Constituents’ feedback on the FASB impairment proposals

The FASB also provided feedback from constituents at this meeting on its impairment model (current expected credit losses).  The FASB found striking differences between the views of users and preparers.  A large majority of investors (3-1 margin) prefer an approach where all expected credit losses are recognised at initial recognition. On the other hand, preparers prefer a model that recognises only some expected credit losses or maintains a threshold that must be met before all expected credit losses are recognised.
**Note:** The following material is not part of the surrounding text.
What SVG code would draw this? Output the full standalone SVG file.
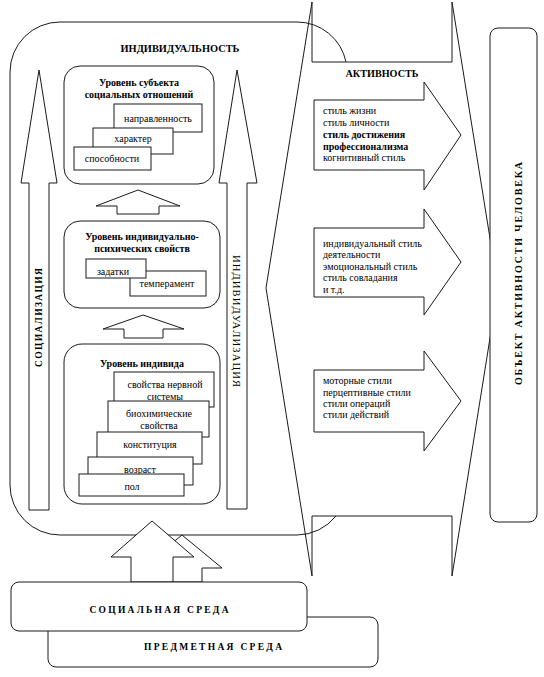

Those users that prefer the full recognition of expected credit losses on initial recognition do so on the grounds of delayed loss recognition and adequacy of reserves.

The FASB found that preparers generally found the proposed model operational, noting the significant cost involved in implementing and applying the model.  However, the FASB did have to clarify to preparers that they would not necessarily be expected to forecast economic conditions over the remaining life of the asset.

General observations

At the meeting it was clear that the IASB and the FASB are approaching expected credit losses from different conceptual starting points.  The feedback that the IASB received seemed to favour an approach that provided accurate reflections of performance in the income statement.  Conversely, the FASB seemed to have received feedback from users that favour an approach that reflects total expected losses in the balance sheet.  One of the board members’ concluding remarks were that if the two boards were to attempt to reach a converged solution, they will have to consider the feedback received given the two perspectives to provide information that is suitable to both needs.